Dark limbs above me in the edge of the woods reach higher as the sun falls, breathe in the heat here and breathe out something like a condensation, the almost invisible blue summer evening haze, humid and cool, a shadow, a form of light gathering on the ground.
William Theodore Van Doren. Sunset from Stony Point, Albemarle County, Va. Oil on watercolor block, 16 x 20.
Out today in the world it was clay and gray, brown leaf and dark needle, the curled beech papers along with a scattering of little blackjack oaks the last old foliage about ready to drop, and the woods as open as they’ll ever be. Every year there must be a moment when beechy parchments fall and new greens shoot, but that’s a secret ceremony I’ve never managed to witness.
William Theodore Van Doren. Sunset from Stony Point, Albemarle County, Va. Oil on watercolor block, 16 x 20.

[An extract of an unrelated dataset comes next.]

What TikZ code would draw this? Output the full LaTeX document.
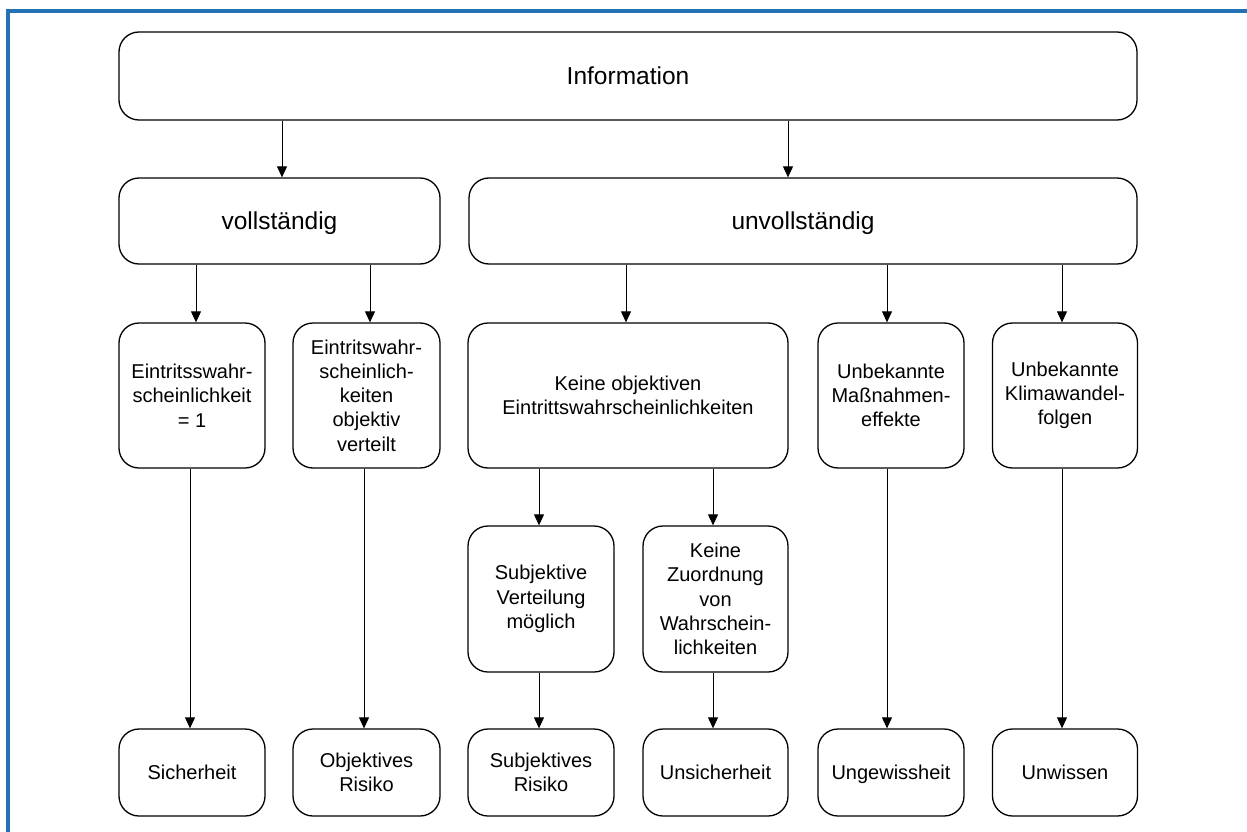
\documentclass[tikz,border=0pt]{standalone}
\usepackage{fontspec}
\setmainfont{Liberation Sans}
\usetikzlibrary{arrows.meta}
\definecolor{frameblue}{RGB}{36,114,180}
\newcommand\myStrutS{\rule[-5pt]{0pt}{24.3pt}}
\newcommand\myStrutB{\rule[-6pt]{0pt}{29.5pt}}
\tikzset{
  box/.style={draw, rounded corners=20pt, line width=1.3pt, align=center, inner sep=0pt,
    font=\fontsize{20}{24.3}\selectfont},
  bigbox/.style={box, font=\fontsize{24.5}{29}\selectfont},
  arr/.style={line width=1pt, -{Triangle[width=10pt,length=11pt]}},
  frame/.style={draw=frameblue, line width=4pt}
}
\begin{document}
\begin{tikzpicture}[x=1pt,y=-1pt]
\useasboundingbox (0,0) rectangle (1247,832);
% blue frame (top and left)
\draw[frame] (8,11) -- (1247,11);
\draw[frame] (8,9) -- (8,832);

% row 1
\node[bigbox, minimum width=1018pt, minimum height=88pt] (info) at (628,76) {\myStrutB Information};
% row 2
\node[bigbox, minimum width=321pt, minimum height=86pt] (voll) at (279.5,221) {\myStrutB vollständig};
\node[bigbox, minimum width=668pt, minimum height=86pt] (unvoll) at (803,221) {\myStrutB unvollständig};
% row 3
\node[box, minimum width=146pt, minimum height=145pt] (a) at (192,395.5) {Eintritsswahr-\\scheinlichkeit\\= 1};
\node[box, minimum width=147pt, minimum height=145pt] (b) at (366.5,395.5) {Eintritswahr-\\scheinlich-\\keiten\\objektiv\\verteilt};
\node[box, minimum width=320pt, minimum height=145pt] (c) at (628,395.5) {Keine objektiven\\Eintrittswahrscheinlichkeiten};
\node[box, minimum width=146pt, minimum height=145pt] (d) at (891,395.5) {Unbekannte\\Maßnahmen-\\effekte};
\node[box, minimum width=145pt, minimum height=145pt] (e) at (1065,395.5) {Unbekannte\\Klimawandel-\\folgen};
% row 4
\node[box, minimum width=146pt, minimum height=146pt] (f) at (541,599) {Subjektive\\Verteilung\\möglich};
\node[box, minimum width=145pt, minimum height=146pt] (g) at (715.5,599) {Keine\\Zuordnung\\von\\Wahrschein-\\lichkeiten};
% row 5
\node[box, minimum width=146pt, minimum height=87pt] (r1) at (192,772.5) {\myStrutS Sicherheit};
\node[box, minimum width=147pt, minimum height=87pt] (r2) at (366.5,772.5) {Objektives\\Risiko};
\node[box, minimum width=146pt, minimum height=87pt] (r3) at (541,772.5) {Subjektives\\Risiko};
\node[box, minimum width=145pt, minimum height=87pt] (r4) at (715.5,772.5) {\myStrutS Unsicherheit};
\node[box, minimum width=146pt, minimum height=87pt] (r5) at (891,772.5) {\myStrutS Ungewissheit};
\node[box, minimum width=145pt, minimum height=87pt] (r6) at (1065,772.5) {\myStrutS Unwissen};

% connectors
\draw[arr] (info.south -| 282,0) -- (voll.north -| 282,0);
\draw[arr] (info.south -| 788,0) -- (unvoll.north -| 788,0);
\draw[arr] (voll.south -| 196,0) -- (a.north -| 196,0);
\draw[arr] (voll.south -| 370,0) -- (b.north -| 370,0);
\draw[arr] (unvoll.south -| 626,0) -- (c.north -| 626,0);
\draw[arr] (unvoll.south -| 887,0) -- (d.north -| 887,0);
\draw[arr] (unvoll.south -| 1062,0) -- (e.north -| 1062,0);
\draw[arr] (c.south -| 539,0) -- (f.north -| 539,0);
\draw[arr] (c.south -| 713,0) -- (g.north -| 713,0);
\draw[arr] (a.south -| 190,0) -- (r1.north -| 190,0);
\draw[arr] (b.south -| 364,0) -- (r2.north -| 364,0);
\draw[arr] (f.south -| 539,0) -- (r3.north -| 539,0);
\draw[arr] (g.south -| 713,0) -- (r4.north -| 713,0);
\draw[arr] (d.south -| 887,0) -- (r5.north -| 887,0);
\draw[arr] (e.south -| 1062,0) -- (r6.north -| 1062,0);
\end{tikzpicture}
\end{document}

March has very nearly played lamb and lion on consecutive days. Today it was a wet snow through most of the afternoon. Not that cold but after about four miles with Flint the foxhound, my toes were numb for an hour. Even Piney Mountain, less than two miles away, elevation 1116 feet (and usually out of the picture frame to the right, or north, in the sunsets), was shrouded in cold snow fog.
When I look at some paintings I see colors oscillating, side to side, as if coming forward – as if light does not fade but there is a dimension in which it keeps gathering strength, and colors, even grays, reach unknown intensities.